** INSTRUCTIONS FOR THE TASK **
Lift out all lines below that contain "chart".

** DATA EXTRACT **

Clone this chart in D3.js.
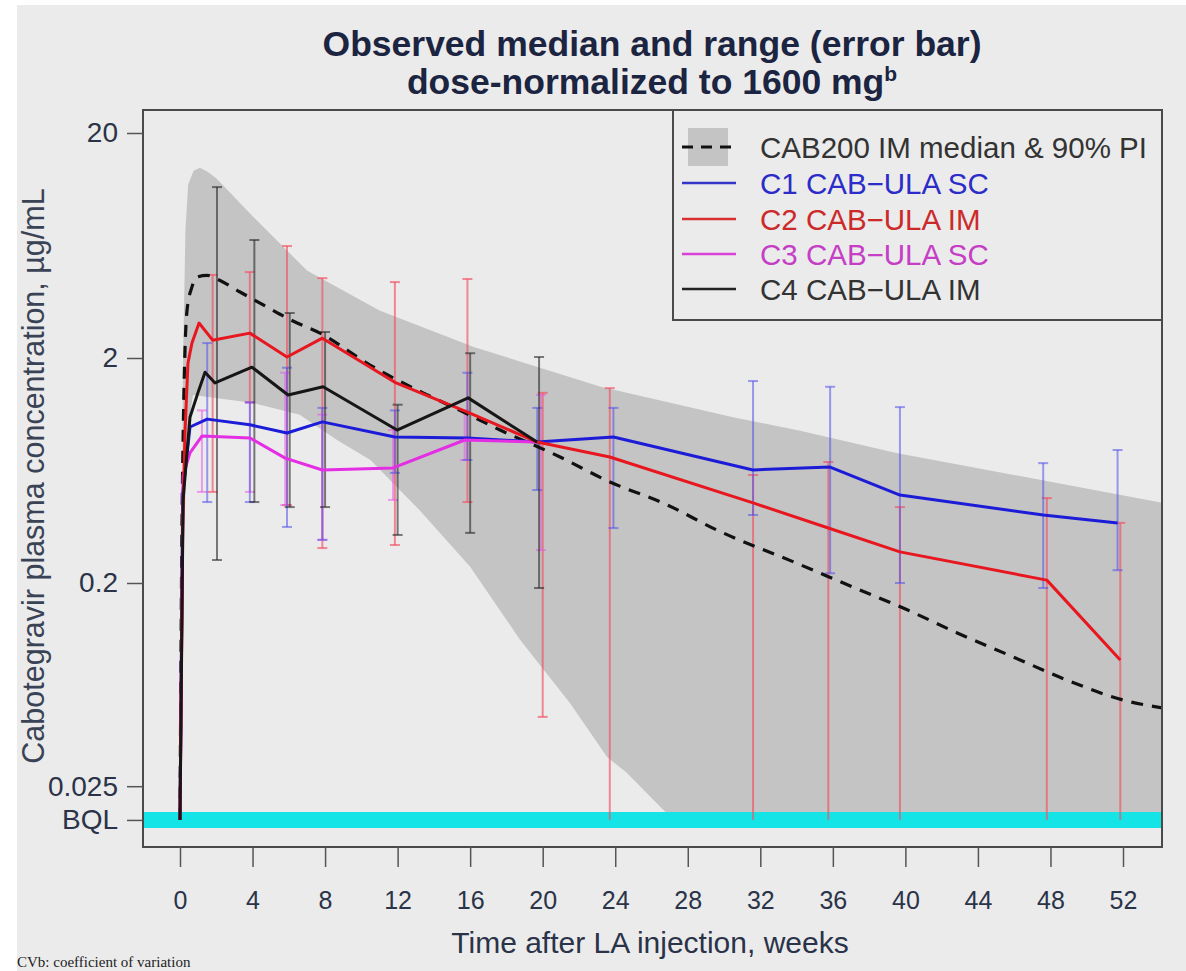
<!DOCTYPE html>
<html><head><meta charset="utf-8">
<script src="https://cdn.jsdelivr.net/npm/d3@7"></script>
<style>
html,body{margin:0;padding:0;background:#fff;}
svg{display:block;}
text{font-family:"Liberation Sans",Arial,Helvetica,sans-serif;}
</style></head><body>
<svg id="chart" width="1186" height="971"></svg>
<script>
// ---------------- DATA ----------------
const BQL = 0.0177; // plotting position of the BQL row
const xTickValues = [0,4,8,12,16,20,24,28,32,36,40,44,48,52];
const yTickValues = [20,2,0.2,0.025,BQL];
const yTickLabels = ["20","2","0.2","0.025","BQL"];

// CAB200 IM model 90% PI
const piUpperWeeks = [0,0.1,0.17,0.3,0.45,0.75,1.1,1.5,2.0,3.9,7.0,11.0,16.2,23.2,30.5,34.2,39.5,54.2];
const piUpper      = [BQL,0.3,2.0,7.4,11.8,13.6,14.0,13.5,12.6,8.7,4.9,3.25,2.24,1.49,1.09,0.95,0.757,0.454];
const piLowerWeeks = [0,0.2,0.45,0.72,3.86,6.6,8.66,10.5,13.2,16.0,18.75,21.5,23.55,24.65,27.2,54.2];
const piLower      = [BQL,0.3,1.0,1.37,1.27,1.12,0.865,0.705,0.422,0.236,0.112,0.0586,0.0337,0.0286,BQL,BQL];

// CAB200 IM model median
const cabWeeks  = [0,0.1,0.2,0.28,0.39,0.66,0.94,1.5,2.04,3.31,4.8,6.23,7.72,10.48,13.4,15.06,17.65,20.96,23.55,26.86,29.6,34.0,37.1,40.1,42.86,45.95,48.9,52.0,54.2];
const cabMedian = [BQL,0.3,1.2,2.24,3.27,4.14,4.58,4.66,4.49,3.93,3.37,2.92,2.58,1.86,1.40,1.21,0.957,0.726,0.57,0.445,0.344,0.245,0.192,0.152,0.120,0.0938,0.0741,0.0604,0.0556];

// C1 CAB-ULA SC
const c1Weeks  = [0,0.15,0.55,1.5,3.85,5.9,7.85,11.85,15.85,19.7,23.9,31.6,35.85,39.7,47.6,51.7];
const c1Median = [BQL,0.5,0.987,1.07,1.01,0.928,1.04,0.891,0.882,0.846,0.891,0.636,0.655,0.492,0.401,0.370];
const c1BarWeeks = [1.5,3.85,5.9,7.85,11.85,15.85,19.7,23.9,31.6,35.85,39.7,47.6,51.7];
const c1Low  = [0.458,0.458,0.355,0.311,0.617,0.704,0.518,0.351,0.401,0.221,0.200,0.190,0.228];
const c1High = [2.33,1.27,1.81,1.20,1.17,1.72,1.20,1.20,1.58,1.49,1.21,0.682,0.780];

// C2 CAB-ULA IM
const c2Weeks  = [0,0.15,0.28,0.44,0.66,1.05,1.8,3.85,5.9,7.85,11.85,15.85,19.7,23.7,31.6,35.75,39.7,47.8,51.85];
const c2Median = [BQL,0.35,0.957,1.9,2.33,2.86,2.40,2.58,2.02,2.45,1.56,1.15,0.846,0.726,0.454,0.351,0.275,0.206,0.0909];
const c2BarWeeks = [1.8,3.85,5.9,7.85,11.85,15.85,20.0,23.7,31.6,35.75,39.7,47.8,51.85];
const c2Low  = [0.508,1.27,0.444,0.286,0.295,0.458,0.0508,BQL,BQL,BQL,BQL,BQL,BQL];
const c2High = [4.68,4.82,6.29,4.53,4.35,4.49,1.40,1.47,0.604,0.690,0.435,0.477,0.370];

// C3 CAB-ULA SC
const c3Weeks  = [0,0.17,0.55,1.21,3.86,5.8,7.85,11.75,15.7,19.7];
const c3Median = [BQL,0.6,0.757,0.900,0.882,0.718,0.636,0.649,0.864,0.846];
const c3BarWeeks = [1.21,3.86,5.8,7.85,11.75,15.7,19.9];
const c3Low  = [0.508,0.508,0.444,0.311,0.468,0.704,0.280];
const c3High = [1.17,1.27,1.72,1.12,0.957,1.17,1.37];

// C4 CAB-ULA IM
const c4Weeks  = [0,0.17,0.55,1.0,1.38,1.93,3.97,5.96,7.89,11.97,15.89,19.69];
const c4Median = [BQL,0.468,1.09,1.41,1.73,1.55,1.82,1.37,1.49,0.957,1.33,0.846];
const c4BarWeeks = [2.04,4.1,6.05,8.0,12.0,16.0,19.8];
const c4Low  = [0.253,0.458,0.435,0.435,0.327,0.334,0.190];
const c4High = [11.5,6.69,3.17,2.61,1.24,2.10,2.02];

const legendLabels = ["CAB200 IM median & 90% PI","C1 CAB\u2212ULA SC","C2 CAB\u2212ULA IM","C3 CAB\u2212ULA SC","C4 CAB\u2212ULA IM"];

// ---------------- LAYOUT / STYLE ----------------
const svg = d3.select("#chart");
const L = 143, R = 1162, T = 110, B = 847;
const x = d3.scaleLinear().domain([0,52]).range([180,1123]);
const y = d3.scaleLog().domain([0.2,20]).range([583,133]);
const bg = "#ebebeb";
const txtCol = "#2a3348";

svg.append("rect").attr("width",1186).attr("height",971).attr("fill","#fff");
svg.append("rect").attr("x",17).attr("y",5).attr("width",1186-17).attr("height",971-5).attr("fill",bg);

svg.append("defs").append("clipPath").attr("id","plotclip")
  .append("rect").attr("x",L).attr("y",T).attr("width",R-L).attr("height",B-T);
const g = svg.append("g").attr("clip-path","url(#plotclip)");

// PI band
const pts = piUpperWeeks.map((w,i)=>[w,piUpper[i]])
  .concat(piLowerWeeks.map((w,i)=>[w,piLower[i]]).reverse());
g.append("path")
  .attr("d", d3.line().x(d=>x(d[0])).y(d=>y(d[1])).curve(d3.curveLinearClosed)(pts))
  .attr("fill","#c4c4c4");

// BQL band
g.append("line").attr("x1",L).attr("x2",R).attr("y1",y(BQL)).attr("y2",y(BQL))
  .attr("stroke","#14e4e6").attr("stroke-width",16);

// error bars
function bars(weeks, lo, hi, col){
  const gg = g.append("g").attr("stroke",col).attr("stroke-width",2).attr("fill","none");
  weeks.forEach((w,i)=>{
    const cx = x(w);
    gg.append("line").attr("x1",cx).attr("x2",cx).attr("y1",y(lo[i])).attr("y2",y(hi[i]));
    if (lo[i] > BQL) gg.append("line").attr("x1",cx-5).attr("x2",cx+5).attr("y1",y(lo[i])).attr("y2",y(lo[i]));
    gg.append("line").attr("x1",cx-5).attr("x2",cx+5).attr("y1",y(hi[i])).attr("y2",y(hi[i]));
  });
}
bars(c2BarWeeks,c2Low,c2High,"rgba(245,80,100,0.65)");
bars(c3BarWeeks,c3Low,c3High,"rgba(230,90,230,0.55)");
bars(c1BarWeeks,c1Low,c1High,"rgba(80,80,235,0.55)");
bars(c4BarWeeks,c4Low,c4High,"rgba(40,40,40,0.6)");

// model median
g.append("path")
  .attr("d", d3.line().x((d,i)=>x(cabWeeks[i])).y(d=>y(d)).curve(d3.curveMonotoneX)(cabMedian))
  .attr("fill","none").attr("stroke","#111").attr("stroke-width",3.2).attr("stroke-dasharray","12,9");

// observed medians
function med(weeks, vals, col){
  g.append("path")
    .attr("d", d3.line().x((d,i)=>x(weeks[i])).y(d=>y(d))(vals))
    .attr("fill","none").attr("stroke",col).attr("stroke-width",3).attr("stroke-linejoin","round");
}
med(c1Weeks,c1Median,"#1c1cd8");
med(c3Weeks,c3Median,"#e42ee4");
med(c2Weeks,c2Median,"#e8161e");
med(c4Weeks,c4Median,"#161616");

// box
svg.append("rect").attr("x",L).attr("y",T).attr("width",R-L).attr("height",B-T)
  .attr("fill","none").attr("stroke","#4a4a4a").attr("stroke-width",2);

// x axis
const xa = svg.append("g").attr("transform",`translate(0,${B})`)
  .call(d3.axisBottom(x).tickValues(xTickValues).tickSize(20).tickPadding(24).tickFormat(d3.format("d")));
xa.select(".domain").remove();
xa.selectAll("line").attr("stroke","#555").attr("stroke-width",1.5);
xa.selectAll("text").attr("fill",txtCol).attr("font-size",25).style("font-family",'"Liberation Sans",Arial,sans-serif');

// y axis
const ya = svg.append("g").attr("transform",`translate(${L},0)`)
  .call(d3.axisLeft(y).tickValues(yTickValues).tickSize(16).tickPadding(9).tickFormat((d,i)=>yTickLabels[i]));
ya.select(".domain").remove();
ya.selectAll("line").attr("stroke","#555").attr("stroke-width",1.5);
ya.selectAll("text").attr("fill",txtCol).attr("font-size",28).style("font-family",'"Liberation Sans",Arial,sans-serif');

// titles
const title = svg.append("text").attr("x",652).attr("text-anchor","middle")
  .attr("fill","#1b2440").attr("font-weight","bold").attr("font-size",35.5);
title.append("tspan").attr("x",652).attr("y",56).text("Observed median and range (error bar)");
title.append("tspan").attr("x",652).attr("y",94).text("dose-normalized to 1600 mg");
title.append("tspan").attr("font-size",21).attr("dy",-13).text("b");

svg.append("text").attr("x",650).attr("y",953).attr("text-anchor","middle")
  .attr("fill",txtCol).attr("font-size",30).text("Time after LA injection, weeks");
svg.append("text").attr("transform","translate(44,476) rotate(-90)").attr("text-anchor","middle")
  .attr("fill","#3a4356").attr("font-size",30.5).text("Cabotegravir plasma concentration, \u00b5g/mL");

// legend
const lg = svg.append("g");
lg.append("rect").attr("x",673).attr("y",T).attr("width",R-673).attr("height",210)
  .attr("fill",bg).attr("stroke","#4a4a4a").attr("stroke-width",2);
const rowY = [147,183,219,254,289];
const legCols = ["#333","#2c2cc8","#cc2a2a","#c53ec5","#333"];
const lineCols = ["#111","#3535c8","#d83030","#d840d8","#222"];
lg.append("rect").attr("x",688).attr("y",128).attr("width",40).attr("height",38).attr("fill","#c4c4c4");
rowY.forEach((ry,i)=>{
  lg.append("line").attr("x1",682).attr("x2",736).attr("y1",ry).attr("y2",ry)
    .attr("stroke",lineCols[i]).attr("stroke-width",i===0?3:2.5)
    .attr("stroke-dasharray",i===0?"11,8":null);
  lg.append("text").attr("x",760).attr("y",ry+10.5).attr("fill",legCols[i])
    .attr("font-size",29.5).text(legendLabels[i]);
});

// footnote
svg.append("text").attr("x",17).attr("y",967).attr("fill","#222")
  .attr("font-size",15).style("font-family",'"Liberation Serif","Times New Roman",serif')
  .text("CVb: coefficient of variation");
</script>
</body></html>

** EXPECTED OUTPUT **
Clone this chart in D3.js.
<svg id="chart" width="1186" height="971"></svg>
const svg = d3.select("#chart");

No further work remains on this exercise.